A quality rosť is all about timing
JIM BEAUREGARD |
June 10. 2014 8:13PM
Summer has finally arrived and so we should look at a few summer reds — and by red I include rosé.
Rosé is all about the timing of the winemaking.
If, for instance, you are making a deep, dark Cabernet Sauvignon, you will want to leave the grapes in the vat for days on end after you crush them. Most of a wine’s color comes from the grape skins, not the pulp of the grape itself, which tends to be grayish. The long process is also how tannins are transferred to the juice. The longer the grape juice sits with its skins, the darker the color will be, and the higher the tannin.
If, however, you want to make a lighter summer wine, the trick is to pull the grape juice off the skins soon after everything goes into the vat – sometimes only a few hours after. When you do that, you wind up with a refreshing summer rosé.
Here are a couple that I recently sampled.

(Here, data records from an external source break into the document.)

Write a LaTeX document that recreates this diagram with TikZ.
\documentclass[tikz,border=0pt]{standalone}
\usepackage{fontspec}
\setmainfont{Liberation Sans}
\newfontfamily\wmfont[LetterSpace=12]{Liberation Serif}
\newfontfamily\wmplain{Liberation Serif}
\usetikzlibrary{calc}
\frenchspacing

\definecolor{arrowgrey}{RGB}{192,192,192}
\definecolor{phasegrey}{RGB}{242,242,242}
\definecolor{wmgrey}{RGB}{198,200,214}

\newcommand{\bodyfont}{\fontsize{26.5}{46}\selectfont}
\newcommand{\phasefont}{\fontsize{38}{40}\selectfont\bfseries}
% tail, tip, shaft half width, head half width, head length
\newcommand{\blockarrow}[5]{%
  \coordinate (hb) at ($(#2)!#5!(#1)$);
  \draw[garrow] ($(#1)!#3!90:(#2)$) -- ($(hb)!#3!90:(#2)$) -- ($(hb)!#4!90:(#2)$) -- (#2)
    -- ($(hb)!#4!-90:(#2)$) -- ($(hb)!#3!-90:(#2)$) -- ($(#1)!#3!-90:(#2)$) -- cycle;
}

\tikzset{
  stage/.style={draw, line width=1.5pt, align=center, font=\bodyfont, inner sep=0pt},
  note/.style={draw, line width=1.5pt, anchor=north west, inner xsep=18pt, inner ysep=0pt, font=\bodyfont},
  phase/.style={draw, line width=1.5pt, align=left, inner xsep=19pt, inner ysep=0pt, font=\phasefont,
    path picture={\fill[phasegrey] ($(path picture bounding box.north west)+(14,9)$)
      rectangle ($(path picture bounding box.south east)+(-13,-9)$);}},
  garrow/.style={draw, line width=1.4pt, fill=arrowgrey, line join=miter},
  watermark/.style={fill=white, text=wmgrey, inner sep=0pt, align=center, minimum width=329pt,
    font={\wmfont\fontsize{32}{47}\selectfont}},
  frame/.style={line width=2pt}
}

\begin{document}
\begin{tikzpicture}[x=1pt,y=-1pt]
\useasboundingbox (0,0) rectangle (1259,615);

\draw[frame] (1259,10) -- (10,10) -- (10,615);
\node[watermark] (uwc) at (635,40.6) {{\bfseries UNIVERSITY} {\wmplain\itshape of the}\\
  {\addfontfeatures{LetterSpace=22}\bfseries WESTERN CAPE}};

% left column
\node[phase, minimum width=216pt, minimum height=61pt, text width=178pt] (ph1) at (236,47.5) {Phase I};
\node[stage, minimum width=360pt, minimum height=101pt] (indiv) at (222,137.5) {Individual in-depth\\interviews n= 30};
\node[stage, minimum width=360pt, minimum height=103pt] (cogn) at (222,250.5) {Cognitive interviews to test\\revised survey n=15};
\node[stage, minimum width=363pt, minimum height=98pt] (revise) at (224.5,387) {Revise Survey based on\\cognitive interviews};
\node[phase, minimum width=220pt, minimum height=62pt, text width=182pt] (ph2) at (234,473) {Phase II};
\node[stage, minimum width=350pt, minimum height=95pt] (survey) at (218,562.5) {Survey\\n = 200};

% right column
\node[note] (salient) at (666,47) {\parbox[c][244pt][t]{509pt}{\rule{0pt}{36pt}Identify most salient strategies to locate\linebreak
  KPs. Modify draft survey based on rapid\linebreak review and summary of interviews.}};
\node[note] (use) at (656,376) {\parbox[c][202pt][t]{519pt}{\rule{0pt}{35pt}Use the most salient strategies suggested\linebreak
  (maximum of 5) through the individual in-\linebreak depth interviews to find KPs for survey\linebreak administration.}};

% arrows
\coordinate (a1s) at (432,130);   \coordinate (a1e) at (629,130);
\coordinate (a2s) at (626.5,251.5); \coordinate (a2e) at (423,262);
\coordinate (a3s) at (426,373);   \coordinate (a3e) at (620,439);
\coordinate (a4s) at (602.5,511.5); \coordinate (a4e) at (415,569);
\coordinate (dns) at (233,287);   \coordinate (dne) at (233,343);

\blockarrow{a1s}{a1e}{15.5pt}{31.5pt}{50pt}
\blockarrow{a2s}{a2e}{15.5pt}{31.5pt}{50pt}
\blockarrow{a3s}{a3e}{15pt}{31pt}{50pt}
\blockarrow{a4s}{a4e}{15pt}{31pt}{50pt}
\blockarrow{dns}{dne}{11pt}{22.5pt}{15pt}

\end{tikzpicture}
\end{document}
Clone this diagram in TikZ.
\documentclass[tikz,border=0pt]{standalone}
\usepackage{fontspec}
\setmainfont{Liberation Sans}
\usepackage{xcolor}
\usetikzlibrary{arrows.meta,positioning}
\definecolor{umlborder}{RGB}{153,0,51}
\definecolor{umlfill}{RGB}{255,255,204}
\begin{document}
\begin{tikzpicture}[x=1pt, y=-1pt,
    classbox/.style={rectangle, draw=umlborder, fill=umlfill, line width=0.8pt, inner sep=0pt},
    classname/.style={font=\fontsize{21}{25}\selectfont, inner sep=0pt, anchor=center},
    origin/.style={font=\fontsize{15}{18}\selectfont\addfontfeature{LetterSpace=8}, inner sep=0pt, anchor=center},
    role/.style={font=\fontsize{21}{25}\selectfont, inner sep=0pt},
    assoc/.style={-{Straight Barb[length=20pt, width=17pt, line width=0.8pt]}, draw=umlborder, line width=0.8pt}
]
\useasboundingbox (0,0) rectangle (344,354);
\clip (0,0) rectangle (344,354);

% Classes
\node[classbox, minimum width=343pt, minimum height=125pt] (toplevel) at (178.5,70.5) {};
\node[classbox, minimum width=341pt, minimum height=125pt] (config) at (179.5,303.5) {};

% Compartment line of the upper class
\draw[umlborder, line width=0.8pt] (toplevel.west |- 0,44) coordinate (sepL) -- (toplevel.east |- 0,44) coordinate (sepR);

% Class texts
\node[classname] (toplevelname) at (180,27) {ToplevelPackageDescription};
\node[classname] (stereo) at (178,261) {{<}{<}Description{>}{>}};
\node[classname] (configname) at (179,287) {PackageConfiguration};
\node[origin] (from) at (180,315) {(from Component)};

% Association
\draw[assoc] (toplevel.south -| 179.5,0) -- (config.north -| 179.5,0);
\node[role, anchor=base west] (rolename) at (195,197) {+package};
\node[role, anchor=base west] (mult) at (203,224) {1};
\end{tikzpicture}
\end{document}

-- Mulderbosch 2013 Rosé, Rosé of Cabernet Sauvignon, Stellenbosch, South Africa, $10.99, 12.5% abv. South Africa has truly come into its own as a world-class winemaking region; its wines are found and respected the world over. Mulderbosch has been around for a few years now, and each new vintage is something to look forward to. This rosé is salmon pink, vibrant in color, with a clean refreshing nose of light red fruit. The palate is just off-dry, the medium acidity and body, well-integrated alcohol, and medium-plus flavor intensity, with flavors of strawberry, and just a hint of currant. Light tannin. Light and refreshing for summer. 87 points.
-- Berlucchi 2013 Franciacorta 61 Rosé, 12.5% abv. The Mulderbosch above is a still wine, meaning no bubbles. Rosé can also be sparkling and zesty. This rosé is a lighter pink with salmon hue, with fast-rising bubbles. The nose is clean and light, with red fruit. The palate is light and zippy (I’m not sure that’s an official wine word, but you get the idea), with very little tannin, off-dry, with balanced alcohol, and medium flavor intensity of red fruit including strawberry and a bit of cherry. Good balance of components, and ready for summer. Rosés like this are not typically for laying down; rather, it’s buy now drink now. Especially on a hot day. 86 points.
-- Now, if you are one of those folks who drink heavy reds year round, consider Tuscany’s Avignonesi 2011 Vino Nobile di Montepulciano DOCG, 14% abv. Purple with some ruby hues, deeper core, dark fruit and graphite on the nose with hints of cedar too. Dry, with medium-plus tannin, medium acidity, medium alcohol, and medium smooth body, and flavors of black fruit including black berry, some currant, hints of red fruit and cedar in the background. Smooth and supple, a wine for heavier foods, grilled or roasted. 84 points.